### WHAT NEEDS TO BE DONE
Starting at the first line of the listing below, repeat each line up to and including the one containing "import numpy as np". Leave out pictures.

### DATA SECTION

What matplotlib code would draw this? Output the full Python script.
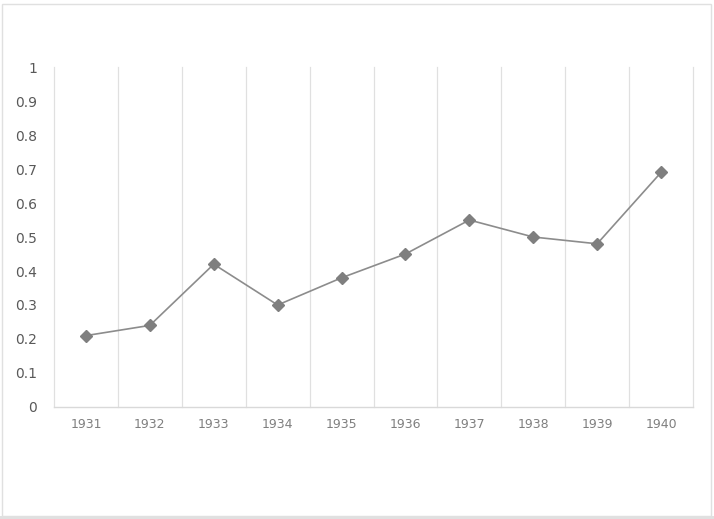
import matplotlib
matplotlib.use("Agg")
import matplotlib.pyplot as plt
from matplotlib.patches import Rectangle
import numpy as np

years = ["1931", "1932", "1933", "1934", "1935", "1936", "1937", "1938", "1939", "1940"]
values = [0.21, 0.24, 0.42, 0.30, 0.38, 0.45, 0.55, 0.50, 0.48, 0.69]
yticks = [0, 0.1, 0.2, 0.3, 0.4, 0.5, 0.6, 0.7, 0.8, 0.9, 1]
ytick_labels = ["0", "0.1", "0.2", "0.3", "0.4", "0.5", "0.6", "0.7", "0.8", "0.9", "1"]

fig = plt.figure(figsize=(7.14, 5.19), dpi=100)
fig.patch.set_facecolor("white")
ax = fig.add_axes([54/714, 1-407/519, (693-54)/714, (407-67)/519])

x = np.arange(len(years))
ax.plot(x, values, color="#8c8c8c", lw=1.2, marker="D", markersize=6,
        markerfacecolor="#7f7f7f", markeredgecolor="#7f7f7f", zorder=3)

ax.set_xlim(-0.5, len(years) - 0.5)
ax.set_ylim(0, 1)
ax.set_yticks(yticks)
ax.set_yticklabels(ytick_labels)
ax.set_xticks(x)
ax.set_xticklabels(years)

# vertical gridlines at category boundaries
for b in np.arange(-0.5, len(years), 1.0):
    ax.axvline(b, color="#e0e0e0", lw=0.9, zorder=1, clip_on=False)

for s in ["top", "left", "right"]:
    ax.spines[s].set_visible(False)
ax.spines["bottom"].set_color("#d9d9d9")
ax.spines["bottom"].set_linewidth(1)

ax.tick_params(axis="y", length=0, colors="#595959", labelsize=10, pad=12)
ax.tick_params(axis="x", length=0, colors="#7f7f7f", labelsize=9, pad=8)

# figure frame
fig.patches.append(Rectangle((2/714, 3/519), 709/714, 512/519, transform=fig.transFigure,
                             fill=False, edgecolor="#e0e0e0", lw=1))
fig.patches.append(Rectangle((0, 0), 1, 3/519, transform=fig.transFigure,
                             facecolor="#e0e0e0", edgecolor="none"))

fig.savefig("out.png", dpi=100, facecolor="white")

### SOLUTION TO THE PROBLEM
What matplotlib code would draw this? Output the full Python script.
import matplotlib
matplotlib.use("Agg")
import matplotlib.pyplot as plt
from matplotlib.patches import Rectangle
import numpy as np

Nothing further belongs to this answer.